Lo cual no es de extrañar, ya que la definición más rigurosa de «experto» es: «un señor cuyo trabajo principal consiste en explicar periódicamente, previo pago, por qué él mismo y sus colegas se equivocaron en todas sus previsiones».

Por lo que se refiere a nuestro caso, en los años cincuenta y sesenta (y también después), estos especialistas de la metedura de pata en versión científica teorizaban sobre «el eclipse de lo sacro en la civilización industrial»; aseguraban que la sociedad del futuro estaría totalmente «secularizada», y juraban que no habría sitio para la dimensión religiosa en la cultura tecnológica y postmoderna.
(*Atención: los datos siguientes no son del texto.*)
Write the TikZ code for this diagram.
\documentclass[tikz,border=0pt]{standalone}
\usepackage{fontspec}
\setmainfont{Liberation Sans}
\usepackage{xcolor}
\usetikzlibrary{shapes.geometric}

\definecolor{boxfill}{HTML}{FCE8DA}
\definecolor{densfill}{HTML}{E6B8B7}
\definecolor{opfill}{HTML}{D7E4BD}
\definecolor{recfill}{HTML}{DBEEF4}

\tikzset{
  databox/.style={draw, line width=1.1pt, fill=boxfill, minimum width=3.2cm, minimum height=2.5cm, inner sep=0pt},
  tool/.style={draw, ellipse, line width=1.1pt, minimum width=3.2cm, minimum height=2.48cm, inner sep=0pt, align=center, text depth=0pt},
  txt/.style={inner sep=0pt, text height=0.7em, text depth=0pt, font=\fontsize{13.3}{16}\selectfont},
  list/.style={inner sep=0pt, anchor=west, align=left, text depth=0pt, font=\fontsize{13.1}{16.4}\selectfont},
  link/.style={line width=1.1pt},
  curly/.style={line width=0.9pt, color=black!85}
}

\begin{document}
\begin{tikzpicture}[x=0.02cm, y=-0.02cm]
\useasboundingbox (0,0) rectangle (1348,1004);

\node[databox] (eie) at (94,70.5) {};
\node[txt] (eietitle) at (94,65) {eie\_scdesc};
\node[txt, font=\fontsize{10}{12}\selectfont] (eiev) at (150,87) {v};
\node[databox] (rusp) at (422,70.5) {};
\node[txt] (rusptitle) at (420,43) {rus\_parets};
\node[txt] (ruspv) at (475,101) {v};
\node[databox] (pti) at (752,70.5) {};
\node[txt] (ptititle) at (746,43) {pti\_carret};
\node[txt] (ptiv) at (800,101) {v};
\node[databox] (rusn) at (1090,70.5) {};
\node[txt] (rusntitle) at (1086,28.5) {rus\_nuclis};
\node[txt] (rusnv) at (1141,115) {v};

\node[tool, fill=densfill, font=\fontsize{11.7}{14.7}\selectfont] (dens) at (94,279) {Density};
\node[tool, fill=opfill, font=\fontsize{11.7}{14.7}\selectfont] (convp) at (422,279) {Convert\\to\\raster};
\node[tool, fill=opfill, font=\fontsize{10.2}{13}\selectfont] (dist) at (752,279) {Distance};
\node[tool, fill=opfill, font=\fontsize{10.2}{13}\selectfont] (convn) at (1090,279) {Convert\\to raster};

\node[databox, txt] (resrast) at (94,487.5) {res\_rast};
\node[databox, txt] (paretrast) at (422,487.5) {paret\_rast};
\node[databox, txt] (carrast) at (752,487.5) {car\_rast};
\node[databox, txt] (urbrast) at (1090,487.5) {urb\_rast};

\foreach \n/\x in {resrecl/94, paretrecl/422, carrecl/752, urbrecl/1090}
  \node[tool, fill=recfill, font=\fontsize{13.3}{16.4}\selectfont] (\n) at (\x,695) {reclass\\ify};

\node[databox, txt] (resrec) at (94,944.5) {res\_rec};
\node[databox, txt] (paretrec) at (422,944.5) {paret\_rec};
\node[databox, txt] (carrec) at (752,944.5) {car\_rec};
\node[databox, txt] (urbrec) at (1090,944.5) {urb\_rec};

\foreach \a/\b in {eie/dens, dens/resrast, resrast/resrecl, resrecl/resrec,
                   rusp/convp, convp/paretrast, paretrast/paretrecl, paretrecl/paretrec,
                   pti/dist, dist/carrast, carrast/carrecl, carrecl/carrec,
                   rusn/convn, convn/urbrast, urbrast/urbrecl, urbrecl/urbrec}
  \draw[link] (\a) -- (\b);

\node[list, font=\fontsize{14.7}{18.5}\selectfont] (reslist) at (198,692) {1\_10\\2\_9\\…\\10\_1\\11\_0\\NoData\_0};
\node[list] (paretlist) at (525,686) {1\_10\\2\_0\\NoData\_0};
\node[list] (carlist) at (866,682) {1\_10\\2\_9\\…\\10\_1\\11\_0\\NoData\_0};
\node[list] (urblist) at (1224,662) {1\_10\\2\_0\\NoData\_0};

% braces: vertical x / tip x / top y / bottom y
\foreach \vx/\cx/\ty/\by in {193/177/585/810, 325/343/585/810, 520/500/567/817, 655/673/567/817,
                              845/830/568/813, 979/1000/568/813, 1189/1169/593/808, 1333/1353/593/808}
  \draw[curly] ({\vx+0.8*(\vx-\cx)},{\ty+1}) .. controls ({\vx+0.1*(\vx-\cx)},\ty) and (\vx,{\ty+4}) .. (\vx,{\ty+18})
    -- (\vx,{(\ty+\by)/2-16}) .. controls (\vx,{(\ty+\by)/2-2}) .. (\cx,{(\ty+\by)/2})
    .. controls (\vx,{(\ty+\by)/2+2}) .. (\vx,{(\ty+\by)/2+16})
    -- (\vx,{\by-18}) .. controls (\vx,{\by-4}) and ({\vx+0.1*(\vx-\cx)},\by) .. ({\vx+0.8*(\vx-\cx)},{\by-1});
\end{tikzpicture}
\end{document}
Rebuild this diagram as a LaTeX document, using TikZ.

Hubo, entre otros mil, el famoso biblista alemán Rudolf Bultmann, que ya en los años veinte, impresionado por las radios de galena y por las bombillas eléctricas de uso doméstico, sentenció que era imposible que el hombre pudiese manejar objetos para escuchar voces lejanas o disponer de luz artificial, y continuar tomando en serio la Sagrada Escritura. Así, del asombro naif ante el «progreso» de un profesor de biblioteca teutónico, nació la desmitificación de los evangelios, empeñada en depurar de ellos todo lo que no fuese «ciencia» y «razón» en sentido decimonónico. Y todavía hoy, como los ambientes clericales siempre van retrasados, hay gente que se toma en serio la caricatura bultmanniana, totalmente teórica, del presunto «hombre moderno».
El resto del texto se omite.